───── Supplied material ─────

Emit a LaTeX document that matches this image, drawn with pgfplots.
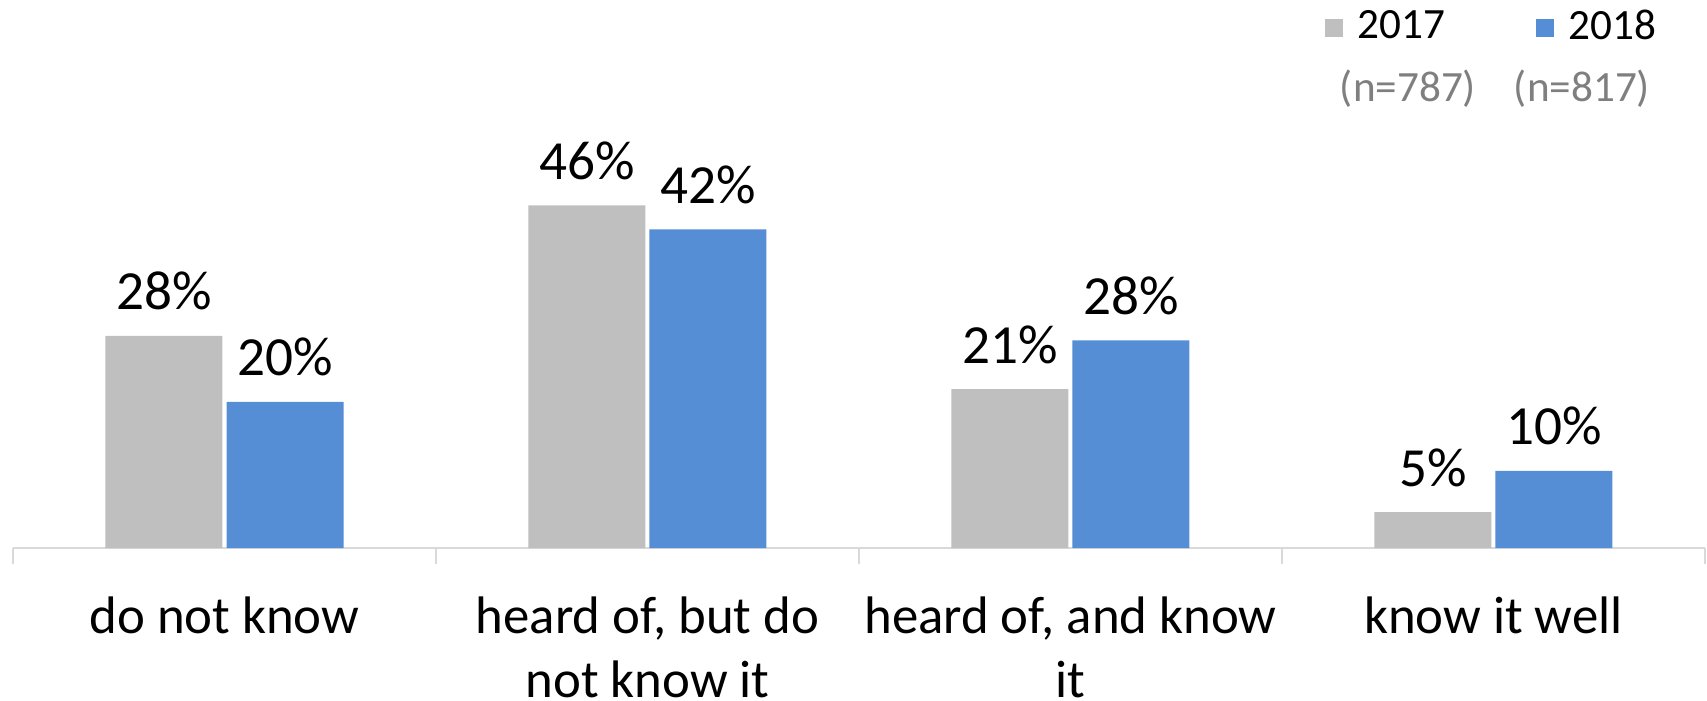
\documentclass[border=0pt]{standalone}
\usepackage{pgfplots}
\pgfplotsset{compat=1.18}
\usepackage{fontspec}
\setmainfont{Carlito}
\definecolor{cgray}{HTML}{BFBFBF}
\definecolor{cblue}{HTML}{558ED5}
\definecolor{axgray}{HTML}{D9D9D9}
\definecolor{ntext}{HTML}{7F7F7F}
\begin{document}
\begin{tikzpicture}
\begin{axis}[
  name=ax,
  scale only axis,
  width=423pt, height=112.5pt,
  xmin=-0.5, xmax=3.5,
  ymin=0, ymax=60,
  clip=false,
  ybar=1pt,
  bar width=29.25pt,
  axis x line*=bottom,
  axis y line=none,
  axis line style={draw=axgray, line width=0.5pt, -},
  xtick={0,1,2,3},
  xticklabels={do not know, {heard of, but do\\not know it}, {heard of, and know\\it}, know it well},
  minor xtick={-0.5,0.5,1.5,2.5,3.5},
  major tick length=0pt,
  minor tick length=4pt,
  tick align=outside,
  minor tick style={draw=axgray, line width=0.5pt},
  xticklabel style={font=\fontsize{13.2}{16}\selectfont, align=center, anchor=north, yshift=-12.1pt, inner sep=0pt, text=black},
  point meta=explicit symbolic,
  nodes near coords={\pgfplotspointmeta\%},
  every node near coord/.append style={font=\fontsize{13.8}{16}\selectfont, anchor=base, yshift=6.5pt, inner sep=0pt, text=black},
  legend columns=2,
  legend style={draw=none, at={(0.7754,1.1567)}, anchor=west, inner sep=0pt, outer sep=0pt,
    font=\fontsize{10.8}{13}\selectfont,
    nodes={inner sep=0pt},
    /tikz/every odd column/.append style={column sep=3.75pt},
    /tikz/every even column/.append style={column sep=22.5pt}},
  legend image code/.code={\fill[#1] (0pt,-2.25pt) rectangle (4.5pt,2.25pt);},
]
\addplot[fill=cgray, draw=none] coordinates {(0,28.3) [28] (1,45.7) [46] (2,21.2) [21] (3,4.8) [5]};
\addplot[fill=cblue, draw=none] coordinates {(0,19.5) [20] (1,42.5) [42] (2,27.7) [28] (3,10.3) [10]};
\legend{2017,2018}
\node[font=\fontsize{10.8}{13}\selectfont, text=ntext, anchor=base, inner sep=0pt] at (rel axis cs:0.8245,0.9933) {(n=787)};
\node[font=\fontsize{10.8}{13}\selectfont, text=ntext, anchor=base, inner sep=0pt] at (rel axis cs:0.9273,0.9933) {(n=817)};
\end{axis}
\pgfresetboundingbox
\path[use as bounding box] (ax.south west) ++(-3.25pt,-38pt) rectangle ++(426.75pt,175pt);
\end{tikzpicture}
\end{document}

─────

● **Set task**: Without including any picture, repeat the data exactly.

● **Written solution**:
Emit a LaTeX document that matches this image, drawn with pgfplots.
\documentclass[border=0pt]{standalone}
\usepackage{pgfplots}
\pgfplotsset{compat=1.18}
\usepackage{fontspec}
\setmainfont{Carlito}
\definecolor{cgray}{HTML}{BFBFBF}
\definecolor{cblue}{HTML}{558ED5}
\definecolor{axgray}{HTML}{D9D9D9}
\definecolor{ntext}{HTML}{7F7F7F}
\begin{document}
\begin{tikzpicture}
\begin{axis}[
  name=ax,
  scale only axis,
  width=423pt, height=112.5pt,
  xmin=-0.5, xmax=3.5,
  ymin=0, ymax=60,
  clip=false,
  ybar=1pt,
  bar width=29.25pt,
  axis x line*=bottom,
  axis y line=none,
  axis line style={draw=axgray, line width=0.5pt, -},
  xtick={0,1,2,3},
  xticklabels={do not know, {heard of, but do\\not know it}, {heard of, and know\\it}, know it well},
  minor xtick={-0.5,0.5,1.5,2.5,3.5},
  major tick length=0pt,
  minor tick length=4pt,
  tick align=outside,
  minor tick style={draw=axgray, line width=0.5pt},
  xticklabel style={font=\fontsize{13.2}{16}\selectfont, align=center, anchor=north, yshift=-12.1pt, inner sep=0pt, text=black},
  point meta=explicit symbolic,
  nodes near coords={\pgfplotspointmeta\%},
  every node near coord/.append style={font=\fontsize{13.8}{16}\selectfont, anchor=base, yshift=6.5pt, inner sep=0pt, text=black},
  legend columns=2,
  legend style={draw=none, at={(0.7754,1.1567)}, anchor=west, inner sep=0pt, outer sep=0pt,
    font=\fontsize{10.8}{13}\selectfont,
    nodes={inner sep=0pt},
    /tikz/every odd column/.append style={column sep=3.75pt},
    /tikz/every even column/.append style={column sep=22.5pt}},
  legend image code/.code={\fill[#1] (0pt,-2.25pt) rectangle (4.5pt,2.25pt);},
]
\addplot[fill=cgray, draw=none] coordinates {(0,28.3) [28] (1,45.7) [46] (2,21.2) [21] (3,4.8) [5]};
\addplot[fill=cblue, draw=none] coordinates {(0,19.5) [20] (1,42.5) [42] (2,27.7) [28] (3,10.3) [10]};
\legend{2017,2018}
\node[font=\fontsize{10.8}{13}\selectfont, text=ntext, anchor=base, inner sep=0pt] at (rel axis cs:0.8245,0.9933) {(n=787)};
\node[font=\fontsize{10.8}{13}\selectfont, text=ntext, anchor=base, inner sep=0pt] at (rel axis cs:0.9273,0.9933) {(n=817)};
\end{axis}
\pgfresetboundingbox
\path[use as bounding box] (ax.south west) ++(-3.25pt,-38pt) rectangle ++(426.75pt,175pt);
\end{tikzpicture}
\end{document}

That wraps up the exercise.